"""
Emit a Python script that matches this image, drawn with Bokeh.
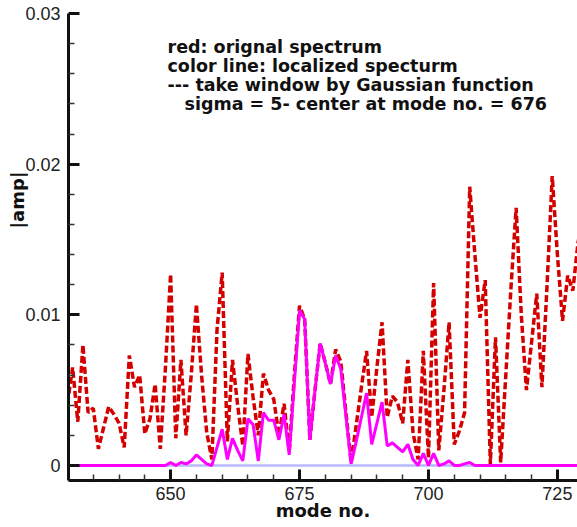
from bokeh.plotting import figure
from bokeh.models import Range1d, FixedTicker, CustomJSTickFormatter, Label
from bokeh.embed import file_html
from bokeh.resources import INLINE

# ---- data -------------------------------------------------------------
mode_no = list(range(630, 731))

orig_spectrum = [
    0.0041, 0.0065, 0.0029, 0.0080, 0.0035, 0.0038, 0.0011, 0.0025, 0.0039, 0.0034,  # 630-639
    0.0028, 0.0012, 0.0073, 0.0052, 0.0060, 0.0021, 0.0031, 0.0054, 0.0011, 0.0065,  # 640-649
    0.0127, 0.0018, 0.0070, 0.0020, 0.0060, 0.0107, 0.0060, 0.0022, 0.0004, 0.0090,  # 650-659
    0.0128, 0.0016, 0.0070, 0.0040, 0.0013, 0.0074, 0.0045, 0.0020, 0.0061, 0.0050,  # 660-669
    0.0044, 0.0020, 0.0041, 0.0009, 0.0060, 0.0106, 0.0097, 0.0017, 0.0050, 0.0081,  # 670-679
    0.0068, 0.0054, 0.0077, 0.0069, 0.0035, 0.0002, 0.0027, 0.0052, 0.0076, 0.0032,  # 680-689
    0.0065, 0.0095, 0.0032, 0.0046, 0.0042, 0.0028, 0.0070, 0.0022, 0.0004, 0.0076,  # 690-699
    0.0005, 0.0121, 0.0010, 0.0050, 0.0095, 0.0014, 0.0023, 0.0035, 0.0185, 0.0140,  # 700-709
    0.0098, 0.0123, 0.0001, 0.0085, 0.0002, 0.0060, 0.0118, 0.0171, 0.0100, 0.0050,  # 710-719
    0.0082, 0.0114, 0.0052, 0.0120, 0.0192, 0.0140, 0.0096, 0.0126, 0.0116, 0.0148,  # 720-729
    0.0165,                                                                          # 730
]

local_spectrum = [
    0.0, 0.0, 0.0, 0.0, 0.0, 0.0, 0.0, 0.0, 0.0, 0.0,                                # 630-639
    0.0, 0.0, 0.0, 0.0, 0.0, 0.0, 0.0, 0.0, 0.0, 0.0,                                # 640-649
    0.0002, 0.0000, 0.0002, 0.0001, 0.0003, 0.0007, 0.0004, 0.0001, 0.0000, 0.0012,  # 650-659
    0.0024, 0.0004, 0.0018, 0.0010, 0.0003, 0.0031, 0.0027, 0.0003, 0.0035, 0.0030,  # 660-669
    0.0030, 0.0017, 0.0034, 0.0007, 0.0055, 0.0103, 0.0097, 0.0017, 0.0050, 0.0081,  # 670-679
    0.0068, 0.0054, 0.0073, 0.0064, 0.0033, 0.0001, 0.0016, 0.0032, 0.0048, 0.0014,  # 680-689
    0.0028, 0.0042, 0.0013, 0.0015, 0.0012, 0.0009, 0.0014, 0.0004, 0.0000, 0.0008,  # 690-699
    0.0000, 0.0008, 0.0000, 0.0001, 0.0003, 0.0000, 0.0000, 0.0001, 0.0002, 0.0000,  # 700-709
    0.0, 0.0, 0.0, 0.0, 0.0, 0.0, 0.0, 0.0, 0.0, 0.0,                                # 710-719
    0.0, 0.0, 0.0, 0.0, 0.0, 0.0, 0.0, 0.0, 0.0, 0.0,                                # 720-729
    0.0,                                                                             # 730
]

zero_line = [0.0] * len(mode_no)

x_major_ticks = [650, 675, 700, 725]
x_minor_ticks = [635, 640, 645, 655, 660, 665, 670, 680, 685, 690, 695, 705, 710, 715, 720]
y_major_ticks = [0.0, 0.01, 0.02, 0.03]
y_minor_ticks = [0.002, 0.004, 0.006, 0.008, 0.012, 0.014, 0.016, 0.018,
                 0.022, 0.024, 0.026, 0.028]

note_lines = [
    "red: orignal spectrum",
    "color line: localized specturm",
    "--- take window by Gaussian function",
    "sigma = 5- center at mode no. = 676",
]

BOLD_FONT = "DejaVu Sans"
TICK_FONT = "Liberation Sans"

# ---- figure -----------------------------------------------------------
p = figure(width=577, height=527,
           x_range=Range1d(630.2, 728.9), y_range=Range1d(-0.001, 0.03),
           output_backend="svg", toolbar_location=None,
           min_border_left=68, min_border_right=0,
           min_border_top=13, min_border_bottom=47)
p.grid.visible = False
p.outline_line_color = None
p.background_fill_color = "white"
p.border_fill_color = "white"

p.line(mode_no, zero_line, line_color="#b8b8ff", line_width=2.5)
p.line(mode_no, orig_spectrum, line_color="#d40000", line_width=3.5, line_dash="7 3")
p.line(mode_no, local_spectrum, line_color="#ff00ff", line_width=3)

for ax in (p.xaxis[0], p.yaxis[0]):
    ax.axis_line_width = 3
    ax.axis_line_color = "#111111"
    ax.major_tick_line_width = 3
    ax.major_tick_line_color = "#111111"
    ax.minor_tick_line_width = 1.5
    ax.minor_tick_line_color = "#333333"
    ax.major_tick_in = 11
    ax.major_tick_out = 0
    ax.minor_tick_in = 6
    ax.minor_tick_out = 0
    ax.major_label_text_font = TICK_FONT
    ax.major_label_text_font_size = "18px"
    ax.major_label_text_color = "#222222"
    ax.axis_label_text_font = BOLD_FONT
    ax.axis_label_text_font_style = "bold"
    ax.axis_label_text_font_size = "18px"
    ax.axis_label_text_color = "#111111"

p.xaxis.ticker = FixedTicker(ticks=x_major_ticks, minor_ticks=x_minor_ticks)
p.yaxis.ticker = FixedTicker(ticks=y_major_ticks, minor_ticks=y_minor_ticks)
p.yaxis.formatter = CustomJSTickFormatter(code="return tick == 0 ? '0' : tick.toFixed(2);")
p.xaxis.major_label_standoff = 6
p.yaxis.major_label_standoff = 8

p.xaxis.axis_label = "mode no."
p.xaxis.axis_label_standoff = -3
# leading no-break spaces lift the rotated title toward the upper part of the axis
p.yaxis.axis_label = "\u00a0" * 15 + "|amp|"
p.yaxis.axis_label_standoff = -6

# note text
note_x = [99, 99, 99, 116]
note_y = [434, 415, 396, 377]
for t, nx, ny in zip(note_lines, note_x, note_y):
    p.add_layout(Label(x=nx, y=ny, x_units="screen", y_units="screen",
                       text=t, text_align="left", text_baseline="alphabetic",
                       text_font=BOLD_FONT, text_font_style="bold",
                       text_font_size="17.5px", text_color="#111111"))

open("out.html", "w").write(file_html(p, INLINE))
"""
## GIVEN PROBLEM
Take the material above from its first line through the line holding "mode_no = list(range(630, 731))" and set it down exactly, without the pictures.

## ANSWER TO THIS EXERCISE
Emit a Python script that matches this image, drawn with Bokeh.
from bokeh.plotting import figure
from bokeh.models import Range1d, FixedTicker, CustomJSTickFormatter, Label
from bokeh.embed import file_html
from bokeh.resources import INLINE

# ---- data -------------------------------------------------------------
mode_no = list(range(630, 731))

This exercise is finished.